Deswegen darf man nicht immer zuerst an den Schutz des Eigentums denken, sondern man muß fragen, welche Chancen liegen darin, den Leuten ihr Eigentum wegzunehmen? Wer Kaffee für eine Bedrohung hält, wer bei jeder Tasse Kaffee überlegt, wer denn dafür nun wieder der Grundlage seiner bisherigen Existenz beraubt wurde, der wird der Chance, die in der Konzentration des Produktivvermögens in den Händen einiger weniger liegt, nicht gerecht. Natürlich braucht der Kaffee einen Rahmen, oder sagen wir eine Tasse, wie alles in der sozialen Marktwirtschaft eine Tasse braucht. Oder einen Rahmen.
Und dieser Rahmen – oder sagen wir: diese trübe Tasse – hat hierzulande die Richtlinienkompetenz.
So in etwa. Ich muß Ihnen sagen, ich halte diese Frau für eine große Gefahr, und das nicht nur für die Satzgrammatik. Sapristi! Wir sollten sie unter Beobachtung stellen. Wie sollten allermindestens ihr Handy abhören lassen! Und einer, der mit dem Leben abgeschlossen hat, soll den ganzen Brassel anhören und uns monatlich – bitte in eigenen Worten! – einen Rapport schreiben.

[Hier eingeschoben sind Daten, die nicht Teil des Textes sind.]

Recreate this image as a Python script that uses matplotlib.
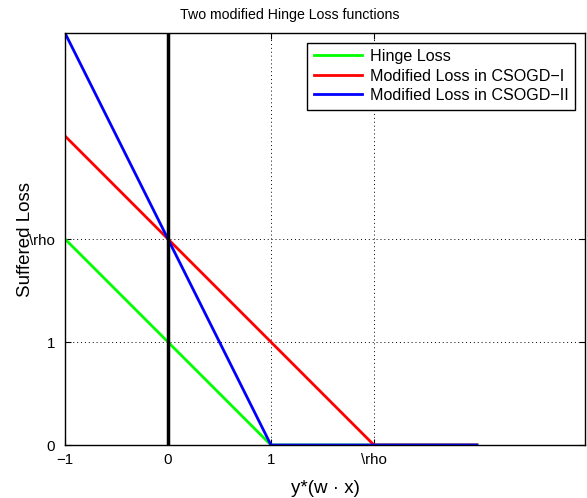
import matplotlib
matplotlib.use("Agg")
import matplotlib.pyplot as plt
import numpy as np

plt.rcParams['font.family'] = ['Liberation Sans', 'DejaVu Sans']

# Data
x_hinge = [-1, 1, 3]
y_hinge = [2, 0, 0]
x_mod1 = [-1, 2, 3]
y_mod1 = [3, 0, 0]
x_mod2 = [-1, 1, 3]
y_mod2 = [4, 0, 0]
xticks = [-1, 0, 1, 2]
xticklabels = ['\u22121', '0', '1', '\\rho']
yticks = [0, 1, 2]
yticklabels = ['0', '1', '\\rho']

fig = plt.figure(figsize=(5.87, 4.98), dpi=100)
ax = fig.add_axes([65/587, 1-445/498, 520/587, 412/498])

ax.plot(x_hinge, y_hinge, color=(0, 1, 0), lw=2, label='Hinge Loss')
ax.plot(x_mod1, y_mod1, color=(1, 0, 0), lw=2, label='Modified Loss in CSOGD\u2212I')
ax.plot(x_mod2, y_mod2, color=(0, 0, 1), lw=2, label='Modified Loss in CSOGD\u2212II')
ax.axvline(0, color='black', lw=2.5)

ax.set_xlim(-1, 4.05)
ax.set_ylim(0, 4)
ax.set_xticks(xticks)
ax.set_xticklabels(xticklabels, fontsize=10.8)
ax.set_yticks(yticks)
ax.set_yticklabels(yticklabels, fontsize=10.8)
ax.tick_params(direction='in', top=True, right=True, length=4)
ax.tick_params(axis='x', pad=6)
ax.tick_params(axis='y', pad=7)
ax.grid(True, linestyle=(0, (1, 3)), color='black', lw=0.7)
ax.set_xlabel('y*(w \u00b7 x)', fontsize=13.5, labelpad=9)
ax.set_ylabel('Suffered Loss', fontsize=13.5, labelpad=-3)
ax.set_title('Two modified Hinge Loss functions', fontsize=10.2,
             x=(290 - 65) / 520, pad=10)
for s in ax.spines.values():
    s.set_linewidth(1)

leg = ax.legend(loc='upper right', fontsize=11.6, fancybox=False, edgecolor='black',
                framealpha=1, borderaxespad=0.6, handlelength=3.0, labelspacing=0.28,
                borderpad=0.4, handletextpad=0.5)
leg.get_frame().set_linewidth(1)

fig.savefig('out.png', dpi=100)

Nun, das ist meine Sicht. Die Sicht dessen, der immer erst die Gefahren sieht. Ganz anders Eric Schmidt, der immer zuerst danach fragt: „Welche Chancen liegen für Google in einer solchen Kanzlerin?“ Und das brachte ihn auf die Idee mit der autonom redenden Kanzlerin auf der Basis von Android. Kontextsensitivität wird ihr erlauben, zu bestimmen, wo sie gerade ist (Hotel InterContinental, Budapester Straße 2, 10787 Berlin) und zu wem sie gerade redet: CDU Wirtschaftsrat plus geladene Gäste. Wer diese sind, kriegt man raus, weil sie alle ihre Handys in der Tasche haben, und was die hören wollen durch Auswertung ihrer Facebook-Pages, Twitter-Tweets und Search-Histories. Parbleu! Man möchte nicht sehen müssen, was Google alles sieht.

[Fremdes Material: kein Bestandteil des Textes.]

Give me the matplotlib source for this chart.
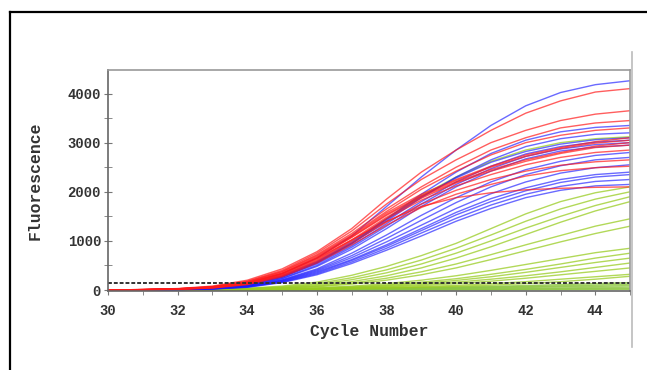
import matplotlib
matplotlib.use("Agg")
from matplotlib import pyplot as plt
from matplotlib.lines import Line2D
from matplotlib.ticker import MultipleLocator

cycles = list(range(30, 46))

red_curves = [
    [0, 10, 30, 80, 200, 430, 780, 1250, 1850, 2400, 2850, 3250, 3600, 3850, 4030, 4100],
    [0, 10, 25, 70, 180, 400, 750, 1200, 1750, 2250, 2650, 3000, 3250, 3450, 3580, 3650],
    [0, 8, 25, 65, 170, 380, 720, 1150, 1650, 2100, 2500, 2850, 3100, 3300, 3400, 3450],
    [0, 8, 22, 60, 160, 370, 700, 1120, 1600, 2050, 2420, 2750, 3000, 3150, 3250, 3300],
    [0, 10, 25, 60, 150, 350, 680, 1100, 1570, 1950, 2250, 2520, 2750, 2900, 3020, 3100],
    [0, 8, 20, 55, 140, 330, 650, 1070, 1520, 1900, 2200, 2450, 2650, 2800, 2930, 3000],
    [0, 6, 18, 50, 130, 310, 620, 1020, 1480, 1870, 2180, 2420, 2620, 2780, 2900, 2950],
    [0, 6, 18, 50, 125, 300, 600, 1000, 1450, 1830, 2120, 2350, 2550, 2700, 2800, 2850],
    [0, 5, 15, 45, 120, 290, 580, 960, 1380, 1750, 2030, 2250, 2420, 2540, 2610, 2650],
    [0, 5, 15, 40, 110, 270, 550, 920, 1320, 1680, 1950, 2150, 2320, 2430, 2490, 2520],
    [0, 8, 22, 55, 140, 330, 640, 1020, 1400, 1700, 1880, 1980, 2040, 2070, 2090, 2100],
    [0, 7, 20, 55, 145, 340, 660, 1080, 1540, 1920, 2230, 2500, 2720, 2880, 2990, 3050],
]

blue_curves = [
    [0, 5, 20, 55, 140, 330, 650, 1100, 1700, 2300, 2850, 3350, 3750, 4020, 4180, 4260],
    [0, 4, 15, 45, 120, 290, 580, 980, 1450, 1950, 2400, 2780, 3050, 3220, 3310, 3350],
    [0, 4, 15, 40, 110, 270, 550, 940, 1400, 1880, 2300, 2650, 2920, 3080, 3170, 3200],
    [0, 4, 14, 40, 105, 260, 530, 900, 1350, 1800, 2200, 2520, 2770, 2920, 3010, 3050],
    [0, 3, 12, 35, 95, 240, 500, 870, 1300, 1750, 2150, 2470, 2720, 2870, 2960, 3000],
    [0, 3, 12, 35, 90, 230, 480, 830, 1250, 1700, 2100, 2420, 2670, 2830, 2910, 2950],
    [0, 3, 10, 30, 85, 210, 430, 750, 1120, 1520, 1880, 2200, 2450, 2620, 2740, 2800],
    [0, 3, 10, 30, 80, 200, 410, 700, 1050, 1420, 1780, 2100, 2350, 2530, 2650, 2700],
    [0, 3, 10, 28, 75, 190, 390, 660, 980, 1320, 1660, 1960, 2200, 2380, 2490, 2550],
    [0, 2, 8, 25, 70, 180, 370, 620, 920, 1250, 1580, 1860, 2080, 2250, 2350, 2400],
    [0, 2, 8, 25, 65, 170, 350, 600, 890, 1210, 1530, 1800, 2020, 2190, 2300, 2350],
    [0, 2, 8, 22, 60, 160, 330, 570, 850, 1160, 1460, 1730, 1950, 2110, 2210, 2250],
    [0, 2, 7, 20, 55, 150, 310, 540, 810, 1100, 1400, 1660, 1880, 2030, 2120, 2150],
    [0, 4, 14, 40, 110, 270, 560, 950, 1430, 1900, 2280, 2600, 2820, 2970, 3060, 3100],
]

green_curves = [
    [0, 5, 15, 40, 110, 270, 560, 950, 1450, 1920, 2300, 2620, 2850, 3000, 3080, 3120],
    [0, 0, 5, 15, 35, 80, 160, 300, 480, 700, 950, 1250, 1550, 1800, 1980, 2100],
    [0, 0, 5, 12, 30, 65, 130, 250, 410, 610, 850, 1120, 1400, 1650, 1850, 2000],
    [0, 0, 4, 10, 25, 55, 110, 210, 350, 530, 750, 1000, 1260, 1500, 1720, 1900],
    [0, 0, 4, 10, 22, 45, 90, 170, 290, 450, 650, 880, 1130, 1380, 1610, 1800],
    [0, 0, 3, 8, 18, 40, 75, 140, 240, 370, 530, 720, 920, 1110, 1300, 1450],
    [0, 0, 3, 8, 16, 35, 65, 120, 200, 310, 450, 620, 800, 980, 1150, 1300],
    [0, 0, 2, 6, 12, 25, 45, 80, 130, 200, 290, 400, 520, 640, 760, 850],
    [0, 0, 2, 5, 10, 20, 38, 65, 105, 160, 230, 320, 420, 530, 650, 750],
    [0, 0, 2, 5, 10, 18, 32, 55, 90, 135, 195, 270, 360, 460, 560, 650],
    [0, 0, 2, 4, 8, 15, 28, 48, 75, 110, 160, 220, 290, 370, 460, 550],
    [0, 0, 1, 4, 8, 14, 24, 40, 62, 90, 130, 180, 240, 310, 380, 450],
    [0, 0, 1, 3, 6, 12, 20, 32, 48, 70, 95, 130, 170, 220, 270, 320],
    [0, 0, 1, 3, 5, 10, 16, 25, 38, 55, 75, 100, 130, 170, 220, 280],
]

green_flat = [
    [0, 0, 0, 5, 10, 15, 20, 30, 40, 50, 60, 75, 90, 110, 130, 150],
    [0, 0, 0, 3, 8, 12, 18, 25, 32, 40, 50, 60, 70, 85, 100, 120],
    [0, 0, 0, 2, 5, 8, 12, 18, 25, 30, 38, 45, 55, 65, 75, 90],
    [0, 0, 0, 0, 3, 5, 8, 12, 16, 20, 25, 30, 35, 40, 50, 60],
    [0, 0, 0, 0, 0, 2, 4, 6, 8, 10, 12, 15, 18, 22, 26, 30],
    [0, 0, 0, 0, 0, 0, 2, 3, 4, 5, 6, 8, 10, 12, 14, 16],
]

threshold = 150

plt.rcParams['font.family'] = ['Liberation Mono', 'DejaVu Sans Mono']

fig = plt.figure(figsize=(6.47, 3.70), dpi=100)
ax = fig.add_axes([0.167, 0.2135, 0.807, 0.5975])

for y in green_flat:
    ax.plot(cycles, y, color='#8cc63f', lw=1.1, alpha=0.8)
for y in green_curves:
    ax.plot(cycles, y, color='#99cc22', lw=1.0, alpha=0.75)
for y in blue_curves:
    ax.plot(cycles, y, color='#1a1aff', lw=1.0, alpha=0.65)
for y in red_curves:
    ax.plot(cycles, y, color='#ff1a1a', lw=1.0, alpha=0.7)

ax.axhline(threshold, color='#333333', lw=1.4, ls=(0, (2, 1)))

ax.set_xlim(30, 45)
ax.set_ylim(-20, 4480)
ax.xaxis.set_major_locator(MultipleLocator(2))
ax.xaxis.set_minor_locator(MultipleLocator(1))
ax.yaxis.set_major_locator(MultipleLocator(1000))
ax.yaxis.set_minor_locator(MultipleLocator(500))

ax.tick_params(axis='x', which='both', direction='out', length=3, color='#777777',
               labelsize=10, labelcolor='#333333', pad=6)
ax.tick_params(axis='y', which='both', direction='inout', length=6, color='#777777',
               labelsize=10, labelcolor='#333333', pad=2)
for lab in ax.get_xticklabels() + ax.get_yticklabels():
    lab.set_fontweight('bold')

for s in ['left', 'bottom']:
    ax.spines[s].set_color('#666666')
    ax.spines[s].set_linewidth(1.2)
for s in ['top', 'right']:
    ax.spines[s].set_color('#999999')
    ax.spines[s].set_linewidth(1.2)

ax.set_xlabel("Cycle Number", fontsize=11.8, fontweight='bold', color='#333333', labelpad=5)
ax.set_ylabel("Fluorescence", fontsize=11.8, fontweight='bold', color='#333333', labelpad=18)

# outer frame and the grey line on the right
fig.add_artist(Line2D([10 / 647, 1.0], [1 - 12 / 370, 1 - 12 / 370], color='black', lw=1.6))
fig.add_artist(Line2D([10 / 647, 10 / 647], [0.0, 1 - 12 / 370], color='black', lw=1.6))
fig.add_artist(Line2D([632 / 647, 632 / 647], [1 - 52 / 370, 1 - 347 / 370], color='#bbbbbb', lw=1.2))

plt.savefig("out.png", dpi=100)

Mit diesen Daten kann jedoch die Google-Kanzlerin dann aus dem digitalisierten Wort-Schatz von Frau M. eine Rede zusammenstellen, wie diese selbst sie nicht besser hätte halten können. Ja, ich weiß. Die passive Sprachbeherrschung – Hörverstehen, Leseverstehen – ist das eine, das haben Siri und Co. schon ganz gut drauf. Die aktive Sprachbeherrschung – Schreibvermögen, Redevermögen – ist was ganz anderes. Damit tun sich die Spracherwerber meistens schwerer. Das, was die Google-Übersetzungsautomaten ausspucken, ist in aller Regel – Big Data hin, Big Data her – unlesbar. Weiß ich ja.
Diesbezüglich wird die Google-Kanzlerin sich von der echten also nicht unterscheiden.